Dining-and-dashing is a pretty despicable and selfish game that negatively affects the innocent waiters and waitresses on whom it is played—but it usually doesn't get people fired. Not so for Ridgewood resident Suzanne Parratt, 31, who says that she was fired from her job at midtown joint Pig N Whistle after three customers dined-and-dashed on a $96 meal Tuesday night. "What I was faced with last night was illegal and unfair," she told us.

Parratt, who has worked at the West 48th Street Pig N Whistle since August 1st, says she was working a double on Tuesday when the three men walked out on their check between 8 and 9 p.m., while she was attending to one of her coworker's parties. "As soon as I realized, I went into full blown shock and then a state of panic knowing that I'd be held responsible for their $96 tab," she said. Parratt told her manager, Eugene Wilson, about the walk-out, and he later told her that she and her two coworkers who were also working that night had to pay for the bill.

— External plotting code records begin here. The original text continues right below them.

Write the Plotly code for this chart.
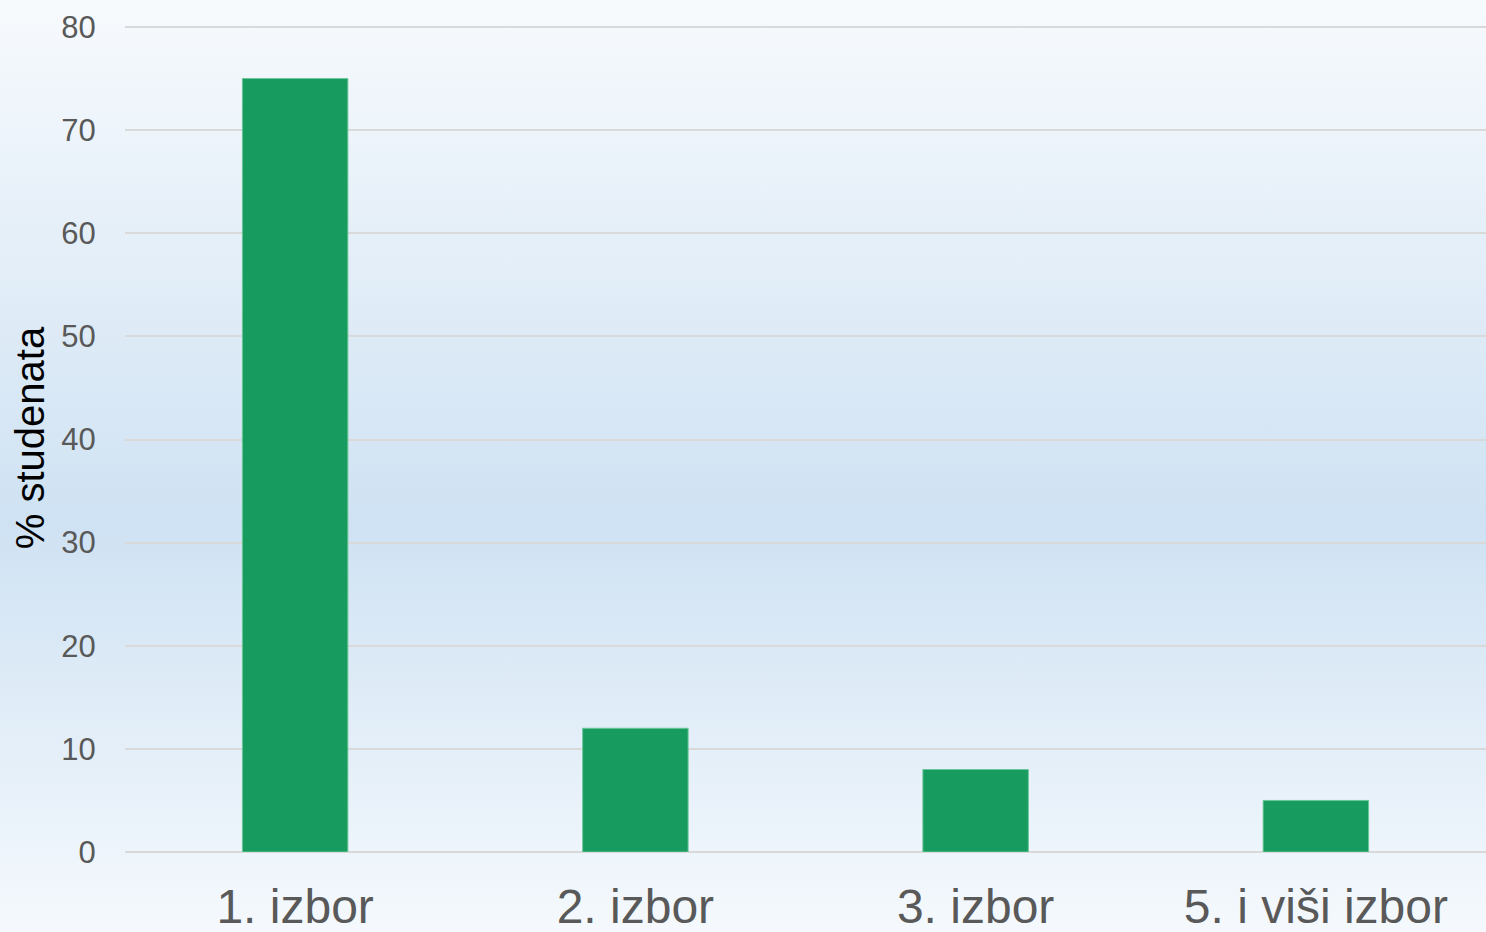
import base64
import plotly.graph_objects as go

categories = ["1. izbor", "2. izbor", "3. izbor", "5. i viši izbor"]
values = [75, 12, 8, 5]
y_ticks = [0, 10, 20, 30, 40, 50, 60, 70, 80]

W, H = 1486, 932
ml, mr, mt, mb = 125, 0, 24, 80
pw, ph = W - ml - mr, H - mt - mb
y_top = ph / (825 / 80)   # a bit above 80 so the top gridline stays visible

# vertical gradient background (light - blue - light)
svg = (
    '<svg xmlns="http://www.w3.org/2000/svg" width="100" height="100" preserveAspectRatio="none">'
    '<defs><linearGradient id="g" x1="0" y1="0" x2="0" y2="1">'
    '<stop offset="0" stop-color="#f7fafd"/>'
    '<stop offset="0.56" stop-color="#cfe2f3"/>'
    '<stop offset="1" stop-color="#f5f9fd"/>'
    '</linearGradient></defs>'
    '<rect width="100" height="100" fill="url(#g)"/></svg>'
)
bg_src = "data:image/svg+xml;base64," + base64.b64encode(svg.encode()).decode()

fig = go.Figure(go.Bar(
    x=categories, y=values,
    marker=dict(color="#179b5e", line=dict(color="#6cc79a", width=1)),
    width=0.31,
))

fig.update_layout(
    width=W, height=H,
    margin=dict(l=ml, r=mr, t=mt, b=mb),
    paper_bgcolor="#f3f7fc",
    plot_bgcolor="rgba(0,0,0,0)",
    font=dict(family="Liberation Sans, Arial, sans-serif", color="#595959"),
    showlegend=False,
    images=[dict(
        source=bg_src, xref="paper", yref="paper",
        x=-ml / pw, y=1 + mt / ph, sizex=W / pw, sizey=H / ph,
        xanchor="left", yanchor="top", sizing="stretch", layer="below",
    )],
    xaxis=dict(
        tickfont=dict(size=48, color="#595959"),
        showgrid=False, showline=False, automargin=False,
        ticks="outside", ticklen=12, tickcolor="rgba(0,0,0,0)",
    ),
    yaxis=dict(
        range=[0, y_top], tickvals=y_ticks, automargin=False,
        tickfont=dict(size=31, color="#595959"),
        showgrid=True, gridcolor="#d9d9d9", gridwidth=2,
        zeroline=True, zerolinecolor="#d9d9d9", zerolinewidth=2,
        ticks="outside", ticklen=22, tickcolor="rgba(0,0,0,0)",
        title=dict(text="% studenata", font=dict(size=40, color="#000000"), standoff=4),
    ),
)

fig.write_html("out.html", config={"displayModeBar": False},
               post_script="document.body.style.margin='0';")
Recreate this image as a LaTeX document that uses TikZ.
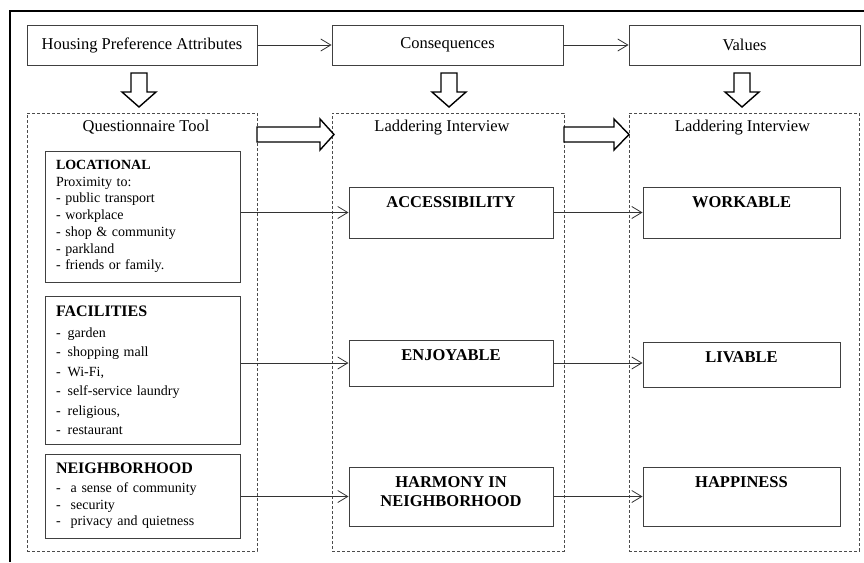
\documentclass[tikz,border=0pt]{standalone}
\usepackage{fontspec}
\setmainfont{Liberation Serif}
\usetikzlibrary{arrows.meta,calc}

\tikzset{
  topbox/.style={draw=black!75, line width=1pt, minimum width=230pt, minimum height=40pt,
    inner sep=0pt, font=\fontsize{16.5}{19}\selectfont},
  stage/.style={draw=black!70, dash pattern=on 3pt off 2pt, line width=0.8pt,
    minimum height=438pt, inner sep=0pt},
  stagetitle/.style={anchor=base, font=\fontsize{16.5}{19}\selectfont},
  attrbox/.style={draw=black!75, line width=1pt, text width=173pt, inner xsep=11pt,
    inner ysep=0pt, align=left, font=\fontsize{14}{16.7}\selectfont},
  ladbox/.style={draw=black!75, line width=1pt, inner sep=0pt},
  ladtext/.style={label={[anchor=north, yshift=-9.5pt, inner sep=0pt, align=center,
    font=\fontsize{16.5}{19.6}\selectfont\bfseries]north:{#1}}},
  link/.style={draw=black!80, line width=0.8pt, -{Straight Barb[length=10pt,width=12pt]}},
  fat/.style={draw=black, line width=1.4pt, fill=white, line join=miter},
}

\begin{document}
\begin{tikzpicture}[x=1pt, y=-1pt]
  \useasboundingbox (0,0) rectangle (864,562);
% Outer frame (cut at right and bottom)
  \draw[line width=2pt] (10,562) -- (10,11) -- (864,11);

% Top row
  \node[topbox] (hpa) at (142,45) {Housing Preference Attributes};
  \node[topbox, minimum width=231pt] (cons) at (447.5,45) {Consequences};
  \node[topbox, minimum width=231pt] (vals) at (744.5,45) {Values};
  \draw[link] (hpa) -- (cons);
  \draw[link] (cons) -- (vals);

% Block arrows down
  \draw[fat] (131,73) -- (147,73) -- (147,92) -- (156,92) -- (139,107)
    -- (122,92) -- (131,92) -- cycle;
  \draw[fat] (441,73) -- (457,73) -- (457,92) -- (466,92) -- (449,107)
    -- (432,92) -- (441,92) -- cycle;
  \draw[fat] (734,73) -- (750,73) -- (750,92) -- (759,92) -- (742,107)
    -- (725,92) -- (734,92) -- cycle;

% Dashed stages
  \node[stage, minimum width=230pt] (qtool) at (142,332) {};
  \node[stage, minimum width=232pt] (lad1) at (448,332) {};
  \node[stage, minimum width=230pt] (lad2) at (744,332) {};
  \node[stagetitle] (qtitle) at (146,131.5) {Questionnaire Tool};
  \node[stagetitle] (l1title) at (442,131.5) {Laddering Interview};
  \node[stagetitle] (l2title) at (742.5,131.5) {Laddering Interview};

% Block arrows right
  \draw[fat] (257,127) -- (320,127) -- (320,119) -- (334,134.5) -- (320,150)
    -- (320,142) -- (257,142) -- cycle;
  \draw[fat] (564,127) -- (614,127) -- (614,119) -- (629,134.5) -- (614,150)
    -- (614,142) -- (564,142) -- cycle;

% Questionnaire attributes
  \node[attrbox, minimum height=131pt] (loc) at (142.5,216.5)
    {\textbf{LOCATIONAL}\\ Proximity to:\\ - public transport\\ - workplace\\
     - shop \& community\\ - parkland\\ - friends or family.};
  \node[attrbox, minimum height=148pt, font=\fontsize{14}{19.4}\selectfont] (fac) at (142.5,370)
    {{\fontsize{16}{19}\selectfont\textbf{FACILITIES}}\\[2pt]
     -\hspace{7pt}garden\\ -\hspace{7pt}shopping mall\\ -\hspace{7pt}Wi-Fi,\\
     -\hspace{7pt}self-service laundry\\ -\hspace{7pt}religious,\\ -\hspace{7pt}restaurant};
  \node[attrbox, minimum height=84pt] (nei) at (142.5,496)
    {{\fontsize{16}{19}\selectfont\textbf{NEIGHBORHOOD}}\\[2pt]
     -\hspace{10pt}a sense of community\\ -\hspace{10pt}security\\
     -\hspace{10pt}privacy and quietness};

% Consequences
  \node[ladbox, minimum width=204pt, minimum height=51pt, ladtext={ACCESSIBILITY}] (acc) at (451,212.5) {};
  \node[ladbox, minimum width=204pt, minimum height=46pt, ladtext={ENJOYABLE}] (enj) at (451,363) {};
  \node[ladbox, minimum width=204pt, minimum height=59pt, ladtext={HARMONY IN\\NEIGHBORHOOD}] (har) at (451,496.5) {};

% Values
  \node[ladbox, minimum width=197pt, minimum height=51pt, ladtext={WORKABLE}] (wor) at (741.5,212.5) {};
  \node[ladbox, minimum width=197pt, minimum height=45pt, ladtext={LIVABLE}] (liv) at (741.5,364.5) {};
  \node[ladbox, minimum width=197pt, minimum height=59pt, ladtext={HAPPINESS}] (hap) at (741.5,496.5) {};

% Links
  \draw[link] (loc.east |- acc.west) -- (acc.west);
  \draw[link] (fac.east |- enj.west) -- (enj.west);
  \draw[link] (nei.east |- har.west) -- (har.west);
  \draw[link] (acc.east) -- (acc.east -| wor.west);
  \draw[link] (enj.east) -- (enj.east -| liv.west);
  \draw[link] (har.east) -- (har.east -| hap.west);
\end{tikzpicture}
\end{document}
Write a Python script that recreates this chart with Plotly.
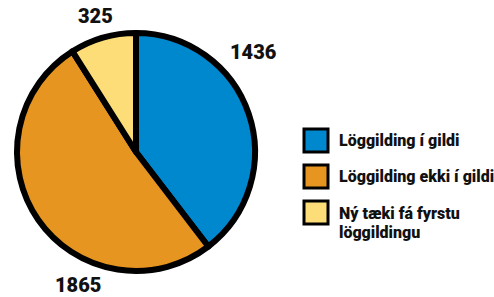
import plotly.graph_objects as go

labels = ["Löggilding í gildi", "Löggilding ekki í gildi", "Ný tæki fá fyrstu<br>löggildingu"]
values = [1436, 1865, 325]
colors = ["#0088CE", "#E69521", "#FCDD78"]

W, H = 494, 297
FONT = "Roboto, Liberation Sans, sans-serif"

def px(x):
    return x / W

def py(y):
    return 1 - y / H

fig = go.Figure(go.Pie(
    labels=labels, values=values, sort=False, direction="clockwise", rotation=0,
    marker=dict(colors=colors, line=dict(color="black", width=6)),
    textinfo="none", hoverinfo="label+value", showlegend=False,
    domain=dict(x=[px(17), px(255)], y=[py(271), py(33)]),
))

# value labels
label_pos = [(254, 52), (78, 285), (95, 16)]
annotations = []
for v, (x, y) in zip(values, label_pos):
    annotations.append(dict(x=px(x), y=py(y), xref="paper", yref="paper", text=str(v),
                            showarrow=False, xanchor="center", yanchor="middle",
                            font=dict(family=FONT, size=20, weight=900, color="#111")))

# custom legend
shapes = []
box_tops = [128, 164, 200]
for lab, col, top in zip(labels, colors, box_tops):
    shapes.append(dict(type="rect", xref="paper", yref="paper",
                       x0=px(304), x1=px(328), y0=py(top + 1), y1=py(top + 24),
                       fillcolor=col, line=dict(color="black", width=3)))
    for k, line in enumerate(lab.split("<br>")):
        annotations.append(dict(x=px(337), y=py(top + 13 + 19.5 * k), xref="paper", yref="paper",
                                text=line, showarrow=False, xanchor="left", yanchor="middle",
                                align="left",
                                font=dict(family=FONT, size=16, weight=900, color="#111")))

fig.update_layout(width=W, height=H, margin=dict(l=0, r=0, t=0, b=0),
                  paper_bgcolor="white", plot_bgcolor="white",
                  shapes=shapes, annotations=annotations, showlegend=False)

fig.write_html("out.html", config={"displayModeBar": False},
               post_script="document.body.style.margin='0';document.body.style.overflow='hidden';")
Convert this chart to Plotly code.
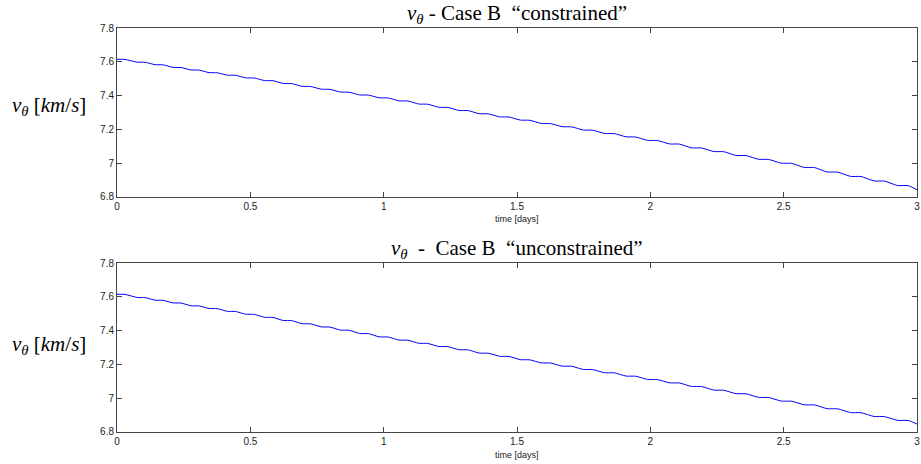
import plotly.graph_objects as go
from plotly.subplots import make_subplots

# time samples [days]
t_days = [0.000, 0.030, 0.076, 0.106, 0.143, 0.173, 0.210, 0.240, 0.277, 0.308,
          0.345, 0.376, 0.414, 0.445, 0.483, 0.515, 0.553, 0.585, 0.623, 0.655,
          0.694, 0.726, 0.766, 0.798, 0.838, 0.870, 0.910, 0.943, 0.983, 1.017,
          1.057, 1.091, 1.132, 1.165, 1.207, 1.241, 1.282, 1.317, 1.358, 1.393,
          1.435, 1.470, 1.513, 1.548, 1.591, 1.626, 1.669, 1.705, 1.749, 1.784,
          1.828, 1.865, 1.909, 1.945, 1.990, 2.027, 2.072, 2.109, 2.154, 2.192,
          2.238, 2.275, 2.321, 2.359, 2.406, 2.444, 2.491, 2.530, 2.577, 2.616,
          2.663, 2.703, 2.751, 2.790, 2.839, 2.878, 2.927, 2.967, 3.000]

# v_theta [km/s], Case B constrained
v_constrained = [7.615, 7.614, 7.598, 7.597, 7.583, 7.582, 7.567, 7.566, 7.552, 7.551,
                 7.536, 7.535, 7.521, 7.520, 7.505, 7.504, 7.489, 7.488, 7.472, 7.471,
                 7.455, 7.454, 7.438, 7.437, 7.421, 7.420, 7.404, 7.403, 7.387, 7.386,
                 7.369, 7.368, 7.350, 7.349, 7.331, 7.330, 7.312, 7.311, 7.293, 7.292,
                 7.274, 7.273, 7.255, 7.254, 7.235, 7.234, 7.216, 7.215, 7.196, 7.195,
                 7.176, 7.175, 7.156, 7.155, 7.135, 7.134, 7.114, 7.113, 7.091, 7.090,
                 7.069, 7.068, 7.046, 7.045, 7.023, 7.022, 7.000, 6.999, 6.975, 6.974,
                 6.948, 6.947, 6.922, 6.921, 6.895, 6.894, 6.868, 6.867, 6.843]

# v_theta [km/s], Case B unconstrained
v_unconstrained = [7.615, 7.614, 7.596, 7.595, 7.580, 7.579, 7.564, 7.563, 7.547, 7.546,
                   7.531, 7.530, 7.514, 7.513, 7.497, 7.496, 7.479, 7.478, 7.460, 7.459,
                   7.441, 7.440, 7.422, 7.421, 7.403, 7.402, 7.383, 7.382, 7.363, 7.362,
                   7.344, 7.343, 7.325, 7.324, 7.306, 7.305, 7.287, 7.286, 7.267, 7.266,
                   7.248, 7.247, 7.228, 7.227, 7.209, 7.208, 7.190, 7.189, 7.170, 7.169,
                   7.151, 7.150, 7.131, 7.130, 7.111, 7.110, 7.091, 7.090, 7.070, 7.069,
                   7.048, 7.047, 7.027, 7.026, 7.005, 7.004, 6.983, 6.982, 6.961, 6.960,
                   6.938, 6.937, 6.915, 6.914, 6.892, 6.891, 6.869, 6.868, 6.847]

x_ticks = [0, 0.5, 1, 1.5, 2, 2.5, 3]
x_ticklabels = ["0", "0.5", "1", "1.5", "2", "2.5", "3"]
y_ticks = [6.8, 7.0, 7.2, 7.4, 7.6, 7.8]
y_ticklabels = ["6.8", "7", "7.2", "7.4", "7.6", "7.8"]

titles = ["<i>v</i><sub><i>θ</i></sub> - Case B\u00a0 \u201cconstrained\u201d",
          "<i>v</i><sub><i>θ</i></sub> \u00a0-\u00a0 Case B\u00a0 \u201cunconstrained\u201d"]
ylabel = "<i>v</i><sub><i>θ</i></sub> [<i>km</i>/<i>s</i>]"
xlabel = "time [days]"

fig = make_subplots(rows=2, cols=1, vertical_spacing=0.1634)
for r, v in [(1, v_constrained), (2, v_unconstrained)]:
    fig.add_trace(go.Scatter(x=t_days, y=v, mode="lines",
                             line=dict(color="#0000ff", width=1, shape="spline", smoothing=0.6),
                             showlegend=False, hoverinfo="skip"), row=r, col=1)

axis_common = dict(showgrid=False, zeroline=False, showline=True, linecolor="#444",
                   linewidth=1, mirror="ticks", ticks="inside", ticklen=5,
                   tickcolor="#444", ticklabeloverflow="allow",
                   tickfont=dict(family="Liberation Sans", size=10, color="#222"))
for r in (1, 2):
    fig.update_xaxes(range=[0, 3], tickvals=x_ticks, ticktext=x_ticklabels, row=r, col=1,
                     **axis_common)
    fig.update_yaxes(range=[6.8, 7.8], tickvals=y_ticks, ticktext=y_ticklabels, row=r, col=1,
                     **axis_common)

fig.update_layout(width=921, height=464, margin=dict(l=117, r=1, t=28, b=32),
                  paper_bgcolor="white", plot_bgcolor="white")
fig.layout.yaxis.domain = [0.5817, 1.0]
fig.layout.yaxis2.domain = [0.0, 0.4183]

serif = "Liberation Serif"
ann = []
positions = [(1.0347, 0.807, 0.527), (0.453, 0.2153, -0.057)]
for i, (ty, ly, xy) in enumerate(positions):
    ann.append(dict(text=titles[i], x=0.5, y=ty, xref="paper", yref="paper",
                    xanchor="center", yanchor="middle", showarrow=False,
                    font=dict(family=serif, size=21, color="#000")))
    ann.append(dict(text=ylabel, x=-0.0847, y=ly, xref="paper", yref="paper",
                    xanchor="center", yanchor="middle", showarrow=False,
                    font=dict(family=serif, size=21, color="#000")))
    ann.append(dict(text=xlabel, x=0.5, y=xy, xref="paper", yref="paper",
                    xanchor="center", yanchor="middle", showarrow=False,
                    font=dict(family="Liberation Sans", size=9, color="#222")))
fig.update_layout(annotations=ann)

fig.write_html("out.html")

"I believe he said this because it was relayed to him that I was not intending to pay the tab, and he wanted to guilt me into it or he'd make my coworkers pay for it," she told us. "I really hope he didn't do that to them. We all work very hard in very stressful poorly managed conditions for not a lot of money right now. $96 is more than we each made in that shift last night."

Parratt said this was the first time anything like this had happened to her at Pig N Whistle, and she previously had no complaints or warnings from management about her work: "I was on time, I did all of my work, I covered for coworkers, I assisted every way I could. I stayed past my shift endings to help accommodate guest volume if it were particularly busy. I never once called out, I never had one guest complaint. I would help every table if needed, regardless of it were mine, because we split tips there." In general, she liked her coworkers, was grateful for employment, and enjoyed working with tourists and giving them tips about NYC.

However, she did note there was a "culture of fear" and bullying from management, especially around the issue of dining-and-dashing:

It was repeatedly drilled into our minds that if a customer were to ever dash on a check, that the server is responsible for the tab. This is not uncommon in the restaurant industry, but in my many years of experience I've never actually seen it practiced. We were also told that if a credit card slip was unsigned, we would be held responsible for that as well, though I never was held responsible for that.

Parratt is trying to figure out what her next course of action will be, but she will definitely be filing a complaint of retaliation in person at the Division of Labor Standards. They told her:

Your employer cannot make any deductions or require payment out of pocket for any losses or damages. Therefore, your employer cannot require you pay the tab for customers who walk out. If they want the money, they will have to sue you in civil court...Although your employer is allowed to terminate any employee for any reason, except any reason that constitutes discrimination, your employer also cannot terminate you because you complained about a violation of the Labor Law. Therefore, since you refused to pay for the tab, which is a violation of Labor Law, and was terminated for it, you can file a complaint of retaliation with the Division of Labor Standards.

And Parratt (who produced a paystub to verify her employment with the restaurant) vows to follow through for the sake of other restaurant workers who have been mistreated: "I am very tired of hard working people being exploited through emotional manipulation by restauranteurs. There are many other people who have the same anxieties over their work as I went through, who are being mistreated or taken advantage of, but can not say a word because they feel they have no recourse."

We called Pig N Whistle for comment and spoke to Wilson, who said he was "not too sure" what we were talking about. He said he'd "have to look into" whether anyone named Suzanne did or had worked there, but did deny that anyone had been fired on Tuesday. Multiple follow-up calls were ignored by Wilson.